REGINA – Farm Credit Canada has boosted crop-input loan limits and has launched a new two-year credit line to help farmers’ with whopping cost increases as planting season approaches.
“We want to ensure producers and food processors have sufficient capital to bridge any cash flow gaps during this time of multiple input cost increases,” FCC President and CEO Michael Hoffort said in an April 14 press release. “In practical terms, this could mean being able to replenish the fuel tanks before heading out to the field or having the cash flow to hire additional employees to keep the processing plant running at capacity.”
“We want to ensure our customers have the working capital to buy whatever inputs they need — when they need them — to keep their day-to-day operations running smoothly,” he added.
FCC is offering credit limit increases to customers who meet specific pre-approval criteria, ensuring they have access to needed capital for the upcoming growing season.
The federal Crown corporation is also offering a two-year credit line of up to $500,000 for qualified customers, for added financial flexibility.

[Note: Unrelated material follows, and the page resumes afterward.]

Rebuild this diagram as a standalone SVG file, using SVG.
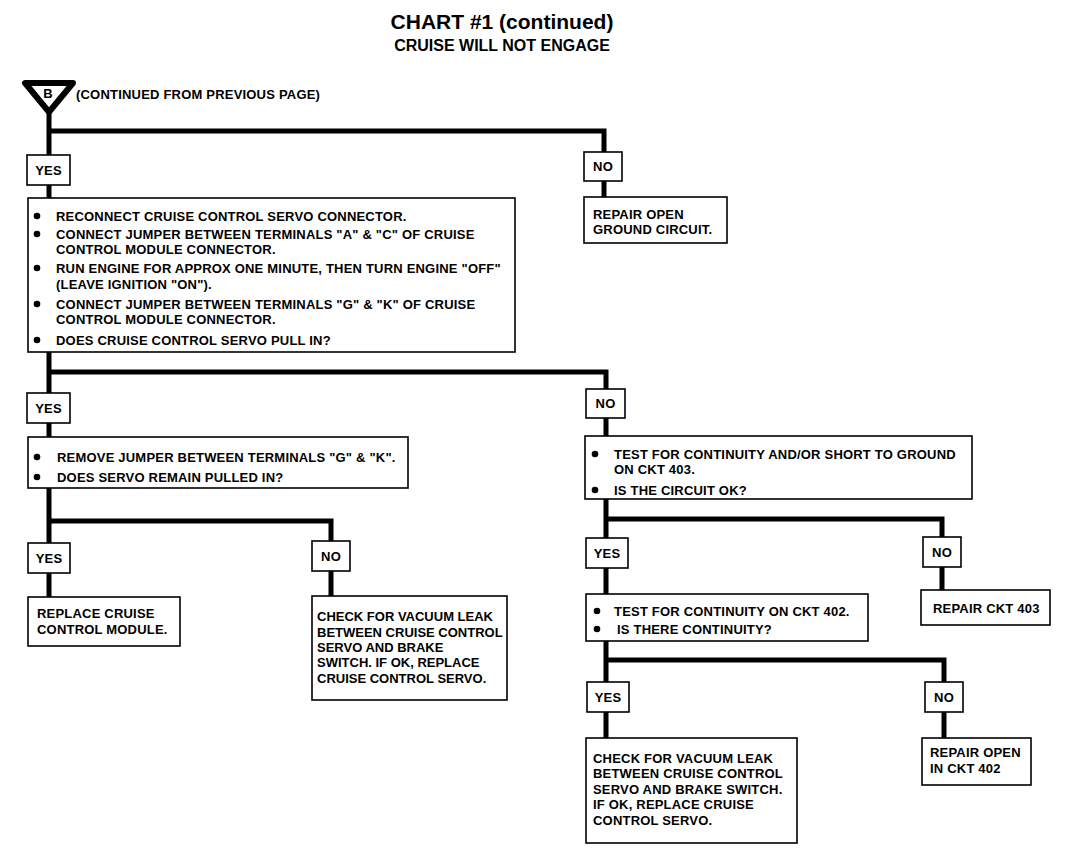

FCC says it will continue to consider other options, such as debt re-structuring, to support customers in financial difficulty.
“FCC is committed to the success of the Canadian agriculture and food industry,” Hoffort said. “We recognize this may be both a challenging and critical time for producers, agribusinesses and processors. By helping our customers throughout every business cycle, we help strengthen the industry and position it for long-term success.”
Producers and food processors interested in setting up or increasing their credit line are encouraged to contact their local FCC office or Customer Service Centre at 1-888-332-3301.
FCC’s move to make more credit available to farmers this season follows a recent easing of access to all credit available through Agriculture and Agri-food Canada’s Advance Payments Program.